C’est Albert Camus qui, je ne sais plus où, peut-être au temps de sa polémique avec Sartre, peut-être ailleurs, dit que, dans la vie d’un intellectuel attaqué, diffamé, roulé dans la boue, objet d’un dénigrement constant et, à force, défiguré, il arrive toujours un moment où il n’y a plus d’autre choix que de crever de rage (au propre et au figuré), d’endosser (de guerre lasse) le rôle odieux qui lui est offert – ou de raconter sa vie.
C’est ce dernier parti qu’a pris Mohamed Sifaoui.
D’où ce livre de Mémoires (Une seule voie : l’insoumission, Plon) qui vient sans doute un peu tôt mais dont il a estimé, à tort ou à raison, qu’il était devenu la seule riposte possible, pour lui, au feu roulant de calomnies, de contre-vérités rocambolesques, parfois d’intimidations et de menaces, dont il est la cible depuis vingt-cinq ans.
Pour ceux qui l’ignoreraient, Sifaoui est l’un de nos meilleurs journalistes d’investigation.
C’est, des Buttes-Chaumont parisiennes à l’Algérie des égorgements des années 1990, des mosquées radicalisées françaises où il est allé, au péril de sa vie, enquêter sur ses « frères assassins » à l’Afghanistan d’Al-Qaeda, l’un de ces reporters intrépides à qui nous devons le peu que nous savons du fonctionnement réel, concret, sans sociologie ni psychologie, de l’islamisme politique.

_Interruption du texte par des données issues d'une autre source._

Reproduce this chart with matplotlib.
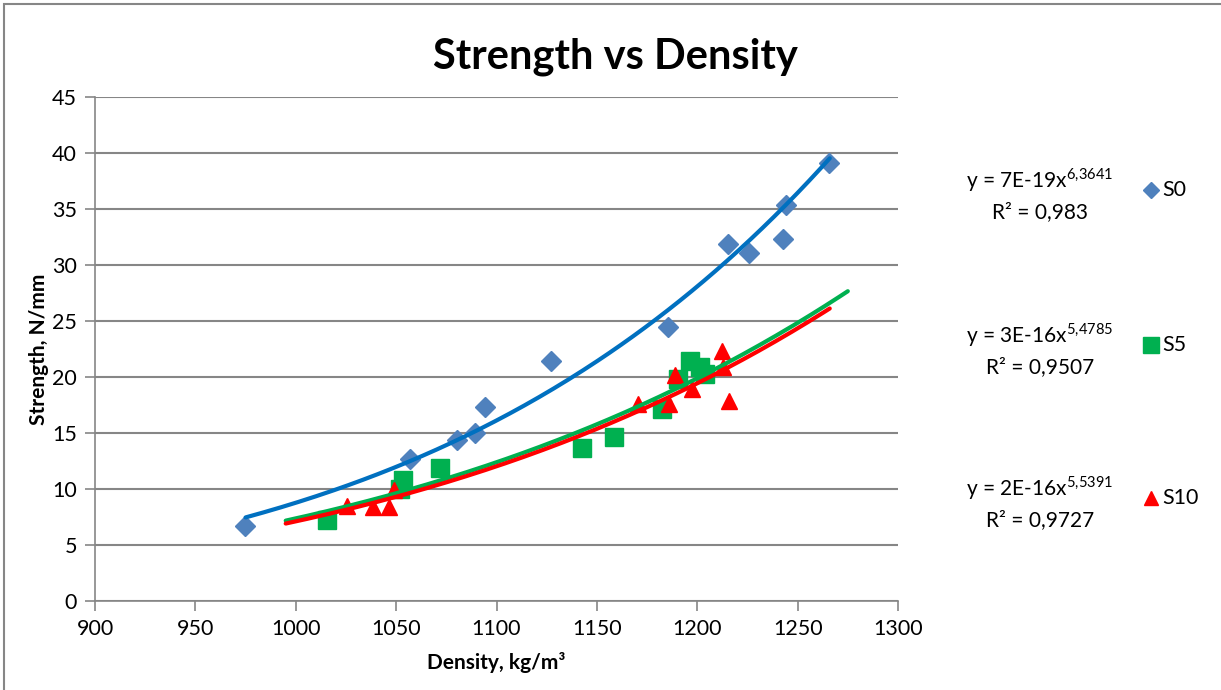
import numpy as np
import matplotlib.pyplot as plt
from matplotlib.lines import Line2D
from matplotlib.patches import Rectangle

# S0 (diamonds)
s0_density = [974.7, 1056.9, 1080.2, 1089.3, 1094.3, 1127.1, 1185.6, 1215.1, 1225.8, 1242.7, 1244.0, 1265.8]
s0_strength = [6.7, 12.7, 14.4, 15.0, 17.3, 21.4, 24.5, 31.9, 31.1, 32.3, 35.4, 39.1]

# S5 (squares)
s5_density = [1015.4, 1051.9, 1053.2, 1071.9, 1142.4, 1158.5, 1182.2, 1190.6, 1196.4, 1201.4, 1203.9]
s5_strength = [7.2, 10.0, 10.8, 11.85, 13.7, 14.6, 17.1, 19.8, 21.4, 20.9, 20.3]

# S10 (triangles)
s10_density = [1025.7, 1038.6, 1046.5, 1048.9, 1170.6, 1186.0, 1188.9, 1197.2, 1212.2, 1212.6, 1215.8]
s10_strength = [8.5, 8.4, 8.4, 9.9, 17.6, 17.6, 20.2, 18.9, 22.35, 20.85, 17.9]

series_names = ['S0', 'S5', 'S10']
equations = [r'y = 7E-19x$^{\mathrm{6{,}3641}}$', r'y = 3E-16x$^{\mathrm{5{,}4785}}$',
             r'y = 2E-16x$^{\mathrm{5{,}5391}}$']
r2_labels = ['R² = 0,983', 'R² = 0,9507', 'R² = 0,9727']
trend_ranges = [(975, 1266), (995, 1275), (995, 1266)]

plt.rcParams['font.family'] = ['Lato', 'DejaVu Sans']
plt.rcParams['mathtext.fontset'] = 'custom'
plt.rcParams['mathtext.rm'] = 'Lato'

fig = plt.figure(figsize=(12.21, 6.9), dpi=100)
ax = fig.add_axes([95 / 1221, 1 - 601 / 690, (898 - 95) / 1221, (601 - 97) / 690])

grid_col = '#868686'
series = [
    (s0_density, s0_strength, 'D', '#4F81BD', '#0070C0', 10),
    (s5_density, s5_strength, 's', '#00B050', '#00B050', 13),
    (s10_density, s10_strength, '^', '#FF0000', '#FF0000', 12),
]

for (x, y, mk, mcol, lcol, ms), rng in zip(series, trend_ranges):
    ax.plot(x, y, linestyle='none', marker=mk, color=mcol, markersize=ms, zorder=3)
    # power trendline, fitted in log space like Excel does
    b, a = np.polyfit(np.log(x), np.log(y), 1)
    xx = np.linspace(rng[0], rng[1], 200)
    ax.plot(xx, np.exp(a) * xx ** b, color=lcol, linewidth=3, solid_capstyle='round', zorder=4)

ax.set_xlim(900, 1300)
ax.set_ylim(0, 45)
ax.set_xticks(np.arange(900, 1301, 50))
ax.set_yticks(np.arange(0, 46, 5))
ax.yaxis.grid(True, color=grid_col, linewidth=1.5)
ax.set_axisbelow(True)
for side in ['top', 'right']:
    ax.spines[side].set_visible(False)
for side in ['left', 'bottom']:
    ax.spines[side].set_color(grid_col)
    ax.spines[side].set_linewidth(1.2)
ax.tick_params(direction='out', length=7, color=grid_col, width=1.2, labelsize=15.5, pad=6)

ax.set_xlabel('Density, kg/m³', fontsize=15, fontweight='bold', labelpad=9)
ax.set_ylabel('Strength, N/mm', fontsize=15, fontweight='bold', labelpad=2)
fig.text(615 / 1221, 1 - 57 / 690, 'Strength vs Density', fontsize=30, fontweight='bold',
         ha='center', va='center')

# legend built by hand
leg_y = [190, 345, 498]
for i, ly in enumerate(leg_y):
    _, _, mk, mcol, _, ms = series[i]
    fig.text(1040 / 1221, 1 - (ly - 10) / 690, equations[i], fontsize=15, ha='center', va='center')
    fig.text(1040 / 1221, 1 - (ly + 22) / 690, r2_labels[i], fontsize=15, ha='center', va='center')
    fig.add_artist(Line2D([1151 / 1221], [1 - ly / 690], marker=mk, color=mcol,
                          markersize=ms * 0.85, linestyle='none'))
    fig.text(1162 / 1221, 1 - ly / 690, series_names[i], fontsize=15.5, ha='left', va='center')

# chart area border (cropped on the right and bottom)
fig.add_artist(Rectangle((4 / 1221, -0.1), 1.2, 1.1 - 4 / 690, transform=fig.transFigure,
                         fill=False, edgecolor=grid_col, linewidth=1.5))

fig.savefig('out.png', dpi=100)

Et il faut savoir qu’il a donc été, pour cela, traité d’à peu près tous les noms : traître, truqueur, musulman honteux, débatteur caractériel, bidonneur, agent double, triple ou quadruple, sycophante, homme sans qualité ni conviction, provocateur – ou simplement (et c’est le plus sournois !) « journaliste controversé ».
On lira donc ce livre pour suivre le cheminement qui a conduit un jeune journaliste du Soir d’Algérie à comprendre que, lorsque l’on choisit de se confronter à la réalité de cette lèpre de l’esprit qu’est le djihadisme, il n’y a pas d’incompatibilité entre la rigueur déontologique exigée par le métier et les partis pris idéologiques qu’impose l’engagement.

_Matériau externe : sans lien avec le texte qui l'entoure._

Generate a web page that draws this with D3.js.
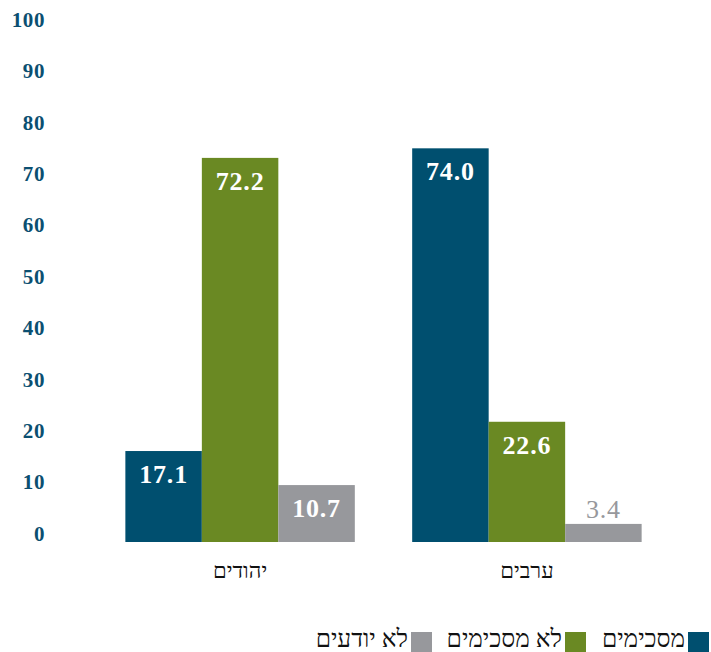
<!DOCTYPE html>
<html><head><meta charset="utf-8">
<script src="https://cdn.jsdelivr.net/npm/d3@7/dist/d3.min.js"></script>
<style>body{margin:0;background:#fff}svg{display:block}</style>
</head><body>
<svg id="c" width="711" height="652"></svg>
<script>
const groups = ["יהודים", "ערבים"];
const seriesNames = ["מסכימים", "לא מסכימים", "לא יודעים"];
const agree = [17.1, 74.0];
const disagree = [72.2, 22.6];
const dontKnow = [10.7, 3.4];
const yTicks = [0, 10, 20, 30, 40, 50, 60, 70, 80, 90, 100];
const colors = ["#004f6f", "#6a8923", "#97989c"];

const serif = "'Liberation Serif', 'DejaVu Serif', serif";
const svg = d3.select("#c");
const seriesVals = [agree, disagree, dontKnow];

const x0 = d3.scaleBand().domain(groups).range([68, 699]).paddingInner(0.2).paddingOuter(0.2);
const x1 = d3.scaleBand().domain(d3.range(3)).range([0, x0.bandwidth()]);
const y = d3.scaleLinear().domain([0, 100]).range([542, 10]);
const yAxisScale = d3.scaleLinear().domain([0, 100]).range([533, 19]);

// y axis labels
const ax = svg.append("g").attr("transform", "translate(45,0)")
  .call(d3.axisLeft(yAxisScale).tickValues(yTicks).tickSize(0).tickPadding(0));
ax.select(".domain").remove();
ax.selectAll("text").attr("font-family", serif).attr("font-weight", "bold")
  .attr("font-size", 21).attr("letter-spacing", 0.6).attr("fill", "#0b4f71").attr("dy", "0.35em");

const data = [];
groups.forEach((g, gi) => seriesVals.forEach((s, si) => data.push({g, si, v: s[gi]})));

svg.append("g").selectAll("rect").data(data).join("rect")
  .attr("x", d => x0(d.g) + x1(d.si))
  .attr("width", x1.bandwidth())
  .attr("y", d => y(d.v))
  .attr("height", d => y(0) - y(d.v))
  .attr("fill", d => colors[d.si]);

svg.append("g").selectAll("text").data(data).join("text")
  .attr("x", d => x0(d.g) + x1(d.si) + x1.bandwidth() / 2)
  .attr("y", d => d.v < 8 ? y(d.v) - 6 : y(d.v) + 32)
  .attr("text-anchor", "middle")
  .attr("font-family", serif)
  .attr("font-weight", d => d.v < 8 ? "normal" : "bold")
  .attr("font-size", 26)
  .attr("letter-spacing", 0.8)
  .attr("fill", d => d.v < 8 ? colors[2] : "#fff")
  .text(d => d.v.toFixed(1));

// group labels
svg.append("g").selectAll("text").data(groups).join("text")
  .attr("x", d => x0(d) + x0.bandwidth() / 2)
  .attr("y", 578)
  .attr("text-anchor", "middle")
  .attr("font-family", serif)
  .attr("font-size", 22)
  .attr("fill", "#111")
  .text(d => d);

// legend (RTL)
const legendBoxX = [688, 565, 411];
const leg = svg.append("g");
seriesNames.forEach((n, i) => {
  leg.append("rect").attr("x", legendBoxX[i]).attr("y", 632).attr("width", 21).attr("height", 20).attr("fill", colors[i]);
  leg.append("text").attr("x", legendBoxX[i] - 3).attr("y", 647)
    .attr("text-anchor", "end").attr("font-family", serif).attr("font-size", 24.5).attr("fill", "#111").text(n);
});
</script>
</body></html>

On y apprendra que l’auteur, qui était un ami de Charb et de certains des journalistes de Charlie Hebdo massacrés, a vécu, presque vingt ans plus tôt, un autre 7 janvier ; on y découvrira qu’il a au fil de l’une de ses enquêtes, repéré et identifié, hélas sans être suffisamment entendu, l’un des frères Kouachi ; et on y apprendra, au passage, ce qu’est le « syndrome du rescapé » ainsi que le sens du proverbe algérien : « Ne ressent la brûlure de la braise que celui qui marche dessus ».

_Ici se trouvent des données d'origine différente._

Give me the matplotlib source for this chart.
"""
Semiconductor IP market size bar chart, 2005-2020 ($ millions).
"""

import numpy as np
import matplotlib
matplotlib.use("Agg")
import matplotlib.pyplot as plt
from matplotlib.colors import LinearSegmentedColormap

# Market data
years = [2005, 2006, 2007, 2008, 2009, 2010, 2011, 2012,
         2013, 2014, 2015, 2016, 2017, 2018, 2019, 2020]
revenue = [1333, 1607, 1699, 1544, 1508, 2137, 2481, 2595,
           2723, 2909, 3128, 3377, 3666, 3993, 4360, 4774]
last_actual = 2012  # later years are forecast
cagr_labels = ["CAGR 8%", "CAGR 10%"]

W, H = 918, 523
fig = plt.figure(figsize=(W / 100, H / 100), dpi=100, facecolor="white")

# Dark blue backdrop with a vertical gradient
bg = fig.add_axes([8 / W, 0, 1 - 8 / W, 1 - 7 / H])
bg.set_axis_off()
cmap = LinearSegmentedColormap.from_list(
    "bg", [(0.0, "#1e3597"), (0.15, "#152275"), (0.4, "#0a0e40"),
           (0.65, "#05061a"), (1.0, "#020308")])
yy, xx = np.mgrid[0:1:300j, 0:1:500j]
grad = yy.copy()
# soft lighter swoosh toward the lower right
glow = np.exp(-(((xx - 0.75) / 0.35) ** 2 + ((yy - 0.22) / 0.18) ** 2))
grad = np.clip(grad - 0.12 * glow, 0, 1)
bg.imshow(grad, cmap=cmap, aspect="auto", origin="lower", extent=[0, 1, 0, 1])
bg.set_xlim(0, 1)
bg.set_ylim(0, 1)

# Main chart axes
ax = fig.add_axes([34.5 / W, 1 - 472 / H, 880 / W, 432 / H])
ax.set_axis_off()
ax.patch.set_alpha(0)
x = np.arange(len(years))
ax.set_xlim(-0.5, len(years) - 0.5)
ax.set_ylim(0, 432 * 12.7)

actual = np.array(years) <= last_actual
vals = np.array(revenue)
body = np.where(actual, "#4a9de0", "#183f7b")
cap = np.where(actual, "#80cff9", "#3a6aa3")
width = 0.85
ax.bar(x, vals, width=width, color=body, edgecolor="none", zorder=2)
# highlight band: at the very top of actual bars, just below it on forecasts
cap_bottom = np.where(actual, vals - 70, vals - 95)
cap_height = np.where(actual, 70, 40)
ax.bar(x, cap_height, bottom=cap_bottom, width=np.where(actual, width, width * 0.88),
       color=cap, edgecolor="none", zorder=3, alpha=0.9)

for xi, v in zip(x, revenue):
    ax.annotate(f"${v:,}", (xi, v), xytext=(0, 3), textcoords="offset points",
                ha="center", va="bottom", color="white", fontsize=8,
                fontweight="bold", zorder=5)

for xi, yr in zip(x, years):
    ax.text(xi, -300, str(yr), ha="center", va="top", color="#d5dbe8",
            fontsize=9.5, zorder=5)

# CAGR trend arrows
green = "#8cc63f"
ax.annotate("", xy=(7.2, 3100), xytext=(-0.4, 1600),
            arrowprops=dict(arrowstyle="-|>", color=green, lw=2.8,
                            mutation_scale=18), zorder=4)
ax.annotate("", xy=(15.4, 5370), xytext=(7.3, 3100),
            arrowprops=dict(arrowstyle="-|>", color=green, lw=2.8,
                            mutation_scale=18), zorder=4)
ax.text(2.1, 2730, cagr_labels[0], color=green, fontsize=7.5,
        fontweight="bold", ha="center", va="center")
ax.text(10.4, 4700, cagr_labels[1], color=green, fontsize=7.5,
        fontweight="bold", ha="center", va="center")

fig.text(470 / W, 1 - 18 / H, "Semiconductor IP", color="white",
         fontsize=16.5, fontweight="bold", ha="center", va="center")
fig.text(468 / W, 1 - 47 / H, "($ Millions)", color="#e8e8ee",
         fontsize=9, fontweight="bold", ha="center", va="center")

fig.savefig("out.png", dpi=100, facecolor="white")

On l’accompagnera dans une morgue où il appartint au survivant qu’il était d’aller reconnaître les visages de ses camarades journalistes exécutés ; ou à Larbaa, près d’Alger, au passage d’un « faux barrage », tenu par le GIA, où seul un miracle ou, ce qui revient parfois au même, un malentendu lui a permis d’échapper aux tueurs.
On y lira la relation exacte, parfois un peu trop détaillée, mais probablement nécessaire, du piège qui lui fut tendu, à la même époque, par un quarteron d’islamo-gauchistes parisiens qui gravitaient autour des éditions La Découverte et qui, s’ils feignaient de se demander « qui tue qui » en Algérie, ne doutaient, en revanche, pas un instant que Sifaoui fût un honorable correspondant de la sécurité algérienne.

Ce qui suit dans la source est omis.